Supplementing the NHS could hail a more effective recovery for employees, companies and even UK healthcare says Charlie MacEwan, corporate communications director at WPA
Given the economy and the challenges that companies face, employers are acutely aware of their costs. Employees seem less connected. Employers think that medical insurance is expensive. Some question its value while others annually gauge the success of their broker by how much they can cut the premium.
The fundamental problem is that, while companies understand their healthcare costs, employees think that the perk of medical insurance is free and there is little incentive for them to act as customers when they are a patient. Why try to understand the costs and benefits when you are in the hands of a capable consultant?
To change this, perceptions need to evolve. Some employers engage in strategies that stop premium inflation becoming a self-fulfilling prophecy.
If price is the problem, the advice should be to put a strategy in place to remove the issue and make the benefit sustainable into the longer term. A deductible, where employees become partners to the scheme and contribute to costs is effective and becoming well used.
Perhaps change the benefit structure so that different levels of employees are entitled to different benefits such as a cash plan for the 20-somethings and a more comprehensive policy for the directors.
Variety and value create engagement. I have yet to see a plan that pays for hospital treatments on a Thursday or Friday so that employees can convalesce over the weekend – a bit radical but it at least reduces the costs associated with a key person being absent due to illness.
Isn’t it ironic how some people think that medical insurance is an alternative to the NHS. This view tends to be combined with a ‘full refund, private at all costs’ demand which naturally adds to the costs, claims and premiums; often excessive and sometimes unnecessary.
There are significant savings to be made by defining private healthcare as supplementing the NHS. The best place for emergency care is the NHS so it could be seen as profligate to have private intensive care (except for postelective surgery) as an insured benefit.
NHS cancer care is excellent in some parts of the UK which is why customers are now given the option to rely on the NHS for cancer care. Along a similar vein, some effective cancer drugs remain unavailable in the NHS which is why some insurers will now only pay for advanced therapeutic drugs that are not ‘readily available’ on the NHS.

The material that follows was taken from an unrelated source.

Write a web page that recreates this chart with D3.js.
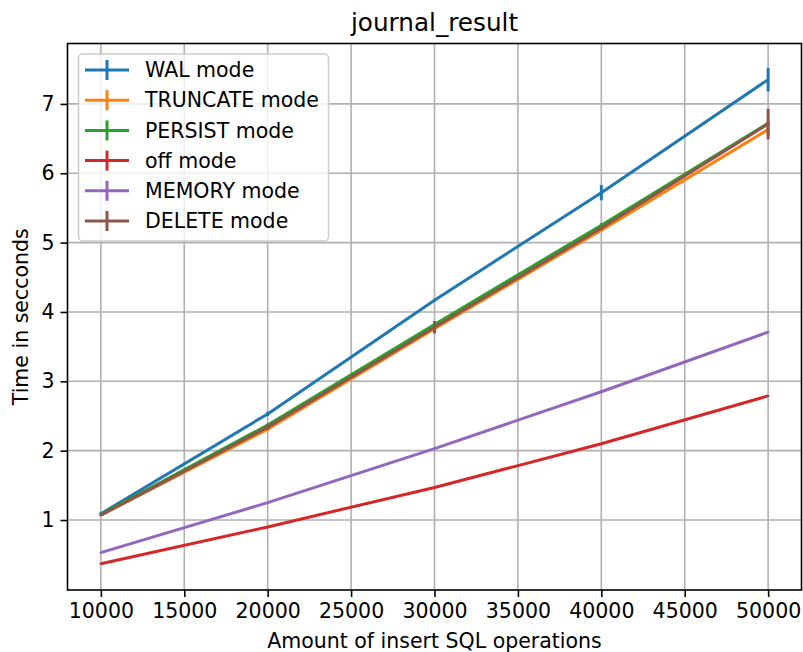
<!DOCTYPE html>
<html>
<head>
<meta charset="utf-8">
<script src="https://cdn.jsdelivr.net/npm/d3@7"></script>
<style>
  body { margin: 0; background: #fff; }
  text { font-family: "DejaVu Sans", sans-serif; fill: #000; }
</style>
</head>
<body>
<script>
'use strict';

// Data
var ops = [10000, 20000, 30000, 40000, 50000];
var xTicks = [10000, 15000, 20000, 25000, 30000, 35000, 40000, 45000, 50000];
var yTicks = [1, 2, 3, 4, 5, 6, 7];

var walTimes      = [1.09, 2.53, 4.17, 5.72, 7.35];
var walErr        = [0.02, 0.03, 0.02, 0.11, 0.17];
var truncateTimes = [1.07, 2.31, 3.76, 5.18, 6.63];
var truncateErr   = [0.01, 0.02, 0.02, 0.02, 0.08];
var persistTimes  = [1.08, 2.37, 3.82, 5.25, 6.72];
var persistErr    = [0.01, 0.02, 0.02, 0.03, 0.03];
var offTimes      = [0.37, 0.90, 1.47, 2.10, 2.79];
var offErr        = [0.01, 0.01, 0.01, 0.01, 0.01];
var memoryTimes   = [0.53, 1.25, 2.03, 2.85, 3.71];
var memoryErr     = [0.01, 0.01, 0.01, 0.02, 0.01];
var deleteTimes   = [1.07, 2.34, 3.78, 5.21, 6.71];
var deleteErr     = [0.01, 0.04, 0.09, 0.03, 0.22];

var seriesNames  = ["WAL mode", "TRUNCATE mode", "PERSIST mode", "off mode", "MEMORY mode", "DELETE mode"];
var seriesColors = ["#1f77b4", "#ff7f0e", "#2ca02c", "#d62728", "#9467bd", "#8c564b"];
var seriesTimes  = [walTimes, truncateTimes, persistTimes, offTimes, memoryTimes, deleteTimes];
var seriesErr    = [walErr, truncateErr, persistErr, offErr, memoryErr, deleteErr];

(function() {

  var width = 803, height = 652;
  var left = 67.5, right = 801.5, top = 43.5, bottom = 590;
  var fontSize = "20.5px";

  var svg = d3.select("body").append("svg")
      .attr("width", width)
      .attr("height", height);

  var x = d3.scaleLinear().domain([8000, 52000]).range([left, right]);
  var y = d3.scaleLinear().domain([-0.009, 7.871]).range([bottom, top]);

  // grid
  var grid = svg.append("g");
  grid.selectAll(".gx").data(xTicks).enter().append("line")
      .attr("x1", function(d) { return x(d); })
      .attr("x2", function(d) { return x(d); })
      .attr("y1", top).attr("y2", bottom)
      .attr("stroke", "#b0b0b0").attr("stroke-width", 1.6);
  grid.selectAll(".gy").data(yTicks).enter().append("line")
      .attr("y1", function(d) { return y(d); })
      .attr("y2", function(d) { return y(d); })
      .attr("x1", left).attr("x2", right)
      .attr("stroke", "#b0b0b0").attr("stroke-width", 1.6);

  // axes
  var xAxis = svg.append("g")
      .attr("transform", "translate(0," + bottom + ")")
      .call(d3.axisBottom(x).tickValues(xTicks).tickSize(7).tickPadding(6).tickFormat(d3.format("d")));
  var yAxis = svg.append("g")
      .attr("transform", "translate(" + left + ",0)")
      .call(d3.axisLeft(y).tickValues(yTicks).tickSize(7).tickPadding(6));
  [xAxis, yAxis].forEach(function(a) {
    a.select(".domain").remove();
    a.selectAll("line").attr("stroke", "#000").attr("stroke-width", 1.6);
    a.selectAll("text").style("font-size", fontSize).style("font-family", "DejaVu Sans");
  });

  // series
  var line = d3.line()
      .x(function(d) { return x(d[0]); })
      .y(function(d) { return y(d[1]); });

  var plot = svg.append("g");
  seriesTimes.forEach(function(times, i) {
    var pts = ops.map(function(o, j) { return [o, times[j], seriesErr[i][j]]; });
    var g = plot.append("g");
    g.append("path")
        .datum(pts)
        .attr("d", line)
        .attr("fill", "none")
        .attr("stroke", seriesColors[i])
        .attr("stroke-width", 3);
    g.selectAll("line").data(pts).enter().append("line")
        .attr("x1", function(d) { return x(d[0]); })
        .attr("x2", function(d) { return x(d[0]); })
        .attr("y1", function(d) { return y(d[1] - d[2]); })
        .attr("y2", function(d) { return y(d[1] + d[2]); })
        .attr("stroke", seriesColors[i])
        .attr("stroke-width", 3);
  });

  // frame
  svg.append("rect")
      .attr("x", left).attr("y", top)
      .attr("width", right - left).attr("height", bottom - top)
      .attr("fill", "none").attr("stroke", "#000").attr("stroke-width", 1.6);

  // legend
  var legend = svg.append("g").attr("transform", "translate(78.5,54)");
  legend.append("rect")
      .attr("width", 250).attr("height", 187)
      .attr("rx", 4)
      .attr("fill", "#fff").attr("fill-opacity", 0.8)
      .attr("stroke", "#cccccc").attr("stroke-width", 1.5);
  var rows = legend.selectAll(".row").data(seriesNames).enter().append("g")
      .attr("transform", function(d, i) { return "translate(0," + (16 + i * 30.2) + ")"; });
  rows.append("line")
      .attr("x1", 6.5).attr("x2", 50.5).attr("y1", 0).attr("y2", 0)
      .attr("stroke", function(d, i) { return seriesColors[i]; })
      .attr("stroke-width", 3);
  rows.append("line")
      .attr("x1", 28.5).attr("x2", 28.5).attr("y1", -10).attr("y2", 10)
      .attr("stroke", function(d, i) { return seriesColors[i]; })
      .attr("stroke-width", 3);
  rows.append("text")
      .attr("x", 66.5).attr("y", 0).attr("dy", "0.35em")
      .style("font-size", fontSize)
      .text(function(d) { return d; });

  // titles
  svg.append("text")
      .attr("x", (left + right) / 2).attr("y", 31)
      .attr("text-anchor", "middle")
      .style("font-size", "24.7px")
      .text("journal_result");
  svg.append("text")
      .attr("x", (left + right) / 2).attr("y", 648)
      .attr("text-anchor", "middle")
      .style("font-size", fontSize)
      .text("Amount of insert SQL operations");
  svg.append("text")
      .attr("transform", "translate(28," + ((top + bottom) / 2) + ") rotate(-90)")
      .attr("text-anchor", "middle")
      .style("font-size", fontSize)
      .text("Time in secconds");

})();
</script>
</body>
</html>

The fundamental problem is that employees think that the perk of medical insurance is free and there is little incentive for them to act as customers when they are a patient
Supplementing things is all about paying for the things that you need to pay for. Personally, I would never pay for something if it was free somewhere else. Private healthcare has always supplemented the work of the NHS reducing the queues, giving NHS patients more attention and cleaning hospitals.
In financial terms this support adds up to £2 billion per year. Supplementing is becoming more refined in the cash plan sector which is evolving into an NHS top-up market, possibly because 97 per cent of Britons do not know what a cash plan is, and policies are developing to include relevant benefits such as NHS car-parking, second opinions, GP fees, cancer drugs, emergency abroad cover and cosmetic surgery. NHS top-up policies are finally doing what they say on the packet.
Last year, I became a case study after an emergency admission with pancreatitis. I stayed at Dorset County for six days because ‘it was the best place for me’ – it cost me nothing although some may say I have been paying for it for all of my working career. I needed my gall bladder removed and I had a choice; wait 94 days, according to Dr Foster, to have it removed in the same hospital or 4 days and go to the BMI hospital next door. It cost WPA £5,202 – I know because, through Shared Responsibility, I paid my share.
Supplementing the NHS, which is common in the rest of Europe – 93 per cent of people in Holland have top-up schemes – means that the insured patient has a choice. By exercising that choice, downward pressure on claims costs will prevail.
With the private sector more involved in the NHS than some would care to admit, supplementing the NHS is symptomatic of that partnership and has enormous potential to make healthcare spending more efficient. Being a patient may be a virtue but it is not a reason to pay twice.